Sales activity closing in on four-year high

Farmland prices have reached the highest levels in the survey’s history reports the RICS rural land market survey for Great Britain. Rising 9% year on year in Q2, sales activity is nearing a four-year high.

Following the resolution of the Single Farm Payments scheme in the CAP reform package, demand in both the residential and non-residential sectors has greatly exceeded supply, with demand for commercial farmland remaining robust – fuelled by Irish farmers buying into the market this quarter and prices rising strongly.

The rise in residential farmland continues to reflect this year’s housing market boom, with strong city bonuses sustaining amenity and lifestyles buyers.

The availability of farmland in both the residential and non-residential sectors also continued to build momentum.
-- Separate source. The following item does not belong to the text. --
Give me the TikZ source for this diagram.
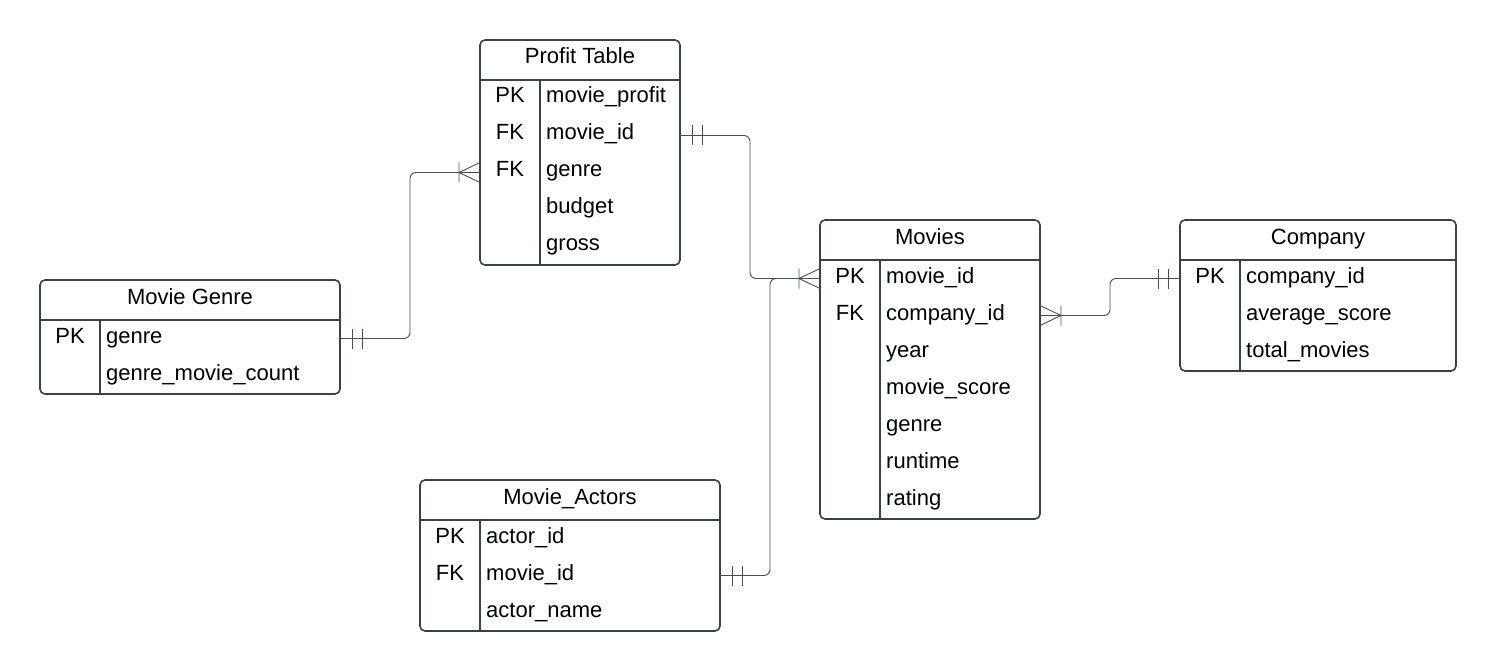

Non-residential land outpaced that of residential land, rising at the fastest pace in the survey’s history.

More farmland has come on to the market, helping sales activity to rise by 77%, the highest levels since Q3 2001.

Chartered Surveyors predict that the residential market will remain buoyant, spurred by a strong economy and housing market.
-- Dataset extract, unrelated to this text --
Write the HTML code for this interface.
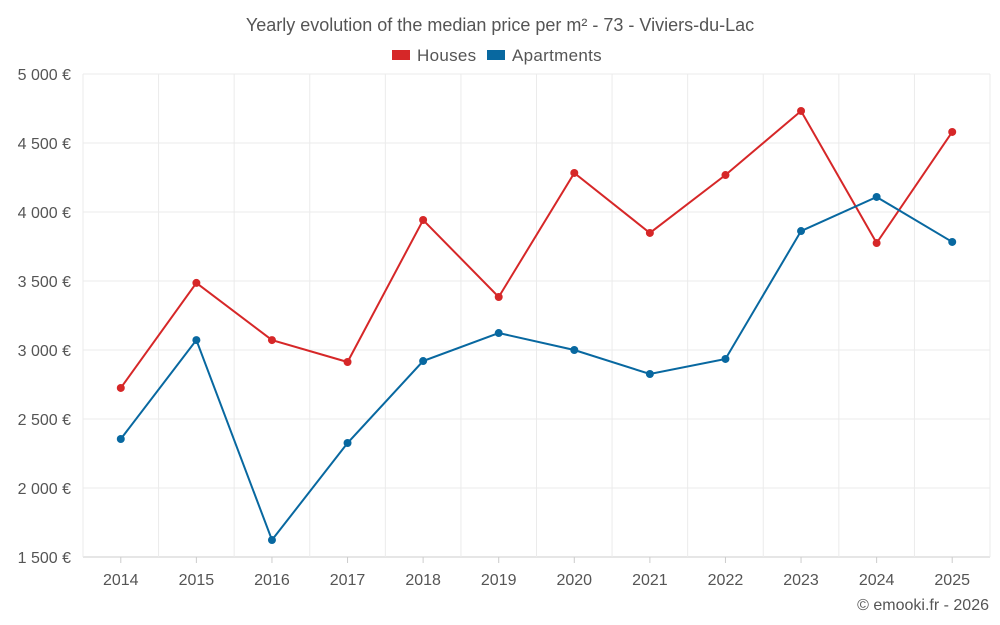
<!DOCTYPE html>
<html><head><meta charset="utf-8"><style>
html,body{margin:0;padding:0;background:#fff;}
svg{display:block;font-family:"Liberation Sans",sans-serif;}
</style></head><body>
<svg id="chart" width="1000" height="625">
<text x="500" y="31" text-anchor="middle" font-size="18" fill="#555">Yearly evolution of the median price per m² - 73 - Viviers-du-Lac</text>
<g>
<g><rect x="392" y="50" width="18" height="10" fill="#d62728"/><text x="417" y="61" font-size="17" fill="#555" letter-spacing="0.3">Houses</text></g>
<g><rect x="487" y="50" width="18" height="10" fill="#0868a0"/><text x="512" y="61" font-size="17" fill="#555" letter-spacing="0.3">Apartments</text></g>
</g>
<g id="grid"></g><g id="axes"></g><g id="series"></g>
<text x="989" y="610" text-anchor="end" font-size="16" fill="#555">© emooki.fr - 2026</text>
</svg>
<script>
const years=[2014,2015,2016,2017,2018,2019,2020,2021,2022,2023,2024,2025];
const houses=[2725,3486,3072,2913,3942,3384,4283,3848,4268,4732,3775,4580];
const apartments=[2355,3072,1623,2326,2920,3123,3000,2826,2935,3862,4109,3783];
const yTicks=[1500,2000,2500,3000,3500,4000,4500,5000];
const yTickLabels=["1 500 €","2 000 €","2 500 €","3 000 €","3 500 €","4 000 €","4 500 €","5 000 €"];
const L=83,R=990,T=74,B=557,yMin=1500,yMax=5000;
const step=(R-L)/years.length;
const x=i=>L+step*(i+0.5);
const y=v=>B-(v-yMin)/(yMax-yMin)*(B-T);
const NS="http://www.w3.org/2000/svg";
function mk(tag,attrs,parent){const e=document.createElementNS(NS,tag);for(const k in attrs)e.setAttribute(k,attrs[k]);parent.appendChild(e);return e;}
const grid=document.getElementById('grid'),axes=document.getElementById('axes'),ser=document.getElementById('series');
yTicks.forEach((v,i)=>{
 const l=mk('line',{x1:L,x2:R,y1:y(v),y2:y(v),stroke:i==0?'#ccc':'#ebebeb'},grid);
 
 
 const t=mk('text',{x:71,y:y(v)+6,'text-anchor':'end','font-size':16,fill:'#555'},axes);
 t.textContent=yTickLabels[i];
 
 
});
years.forEach((yr,i)=>{
 const l=mk('line',{x1:L+step*i,x2:L+step*i,y1:T,y2:B,stroke:'#ebebeb'},grid);
 
 
 const tk=mk('line',{x1:x(i),x2:x(i),y1:B,y2:B+6,stroke:'#ccc'},axes);
 
 
 const t=mk('text',{x:x(i),y:585,'text-anchor':'middle','font-size':16,fill:'#555'},axes);
 t.textContent=yr;
 
 
});
const rl=mk('line',{x1:R,x2:R,y1:T,y2:B,stroke:'#ebebeb'},grid);


function draw(vals,color,name){
 const p=mk('polyline',{points:vals.map((v,i)=>x(i)+','+y(v)).join(' '),fill:'none',stroke:color,'stroke-width':2},ser);
 
 
 vals.forEach((v,i)=>{
  const c=mk('circle',{cx:x(i),cy:y(v),r:4,fill:color},ser);
  
  
 });
}
draw(houses,'#d62728','houses');
draw(apartments,'#0868a0','apartments');
</script>
</body></html>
Expectations for commercial farmland has seen surveyors make upward revisions in light of the single farm payments issue being resolved.

RICS spokesperson Sue Steer commented: "Resolution of the single farm payment issue has pushed land onto the market, increasing sales activity.

"Investment from Ireland and elsewhere has led to demand outstripping supply.

"With Irish land being sold for residential development, Irish farmers are taking advantage of relatively cheap farmland in the UK.

"Residential farm land is still however attracting lifestyle buyers as town dwellers attempt to escape from the madding crowd, pricing locals out of the market."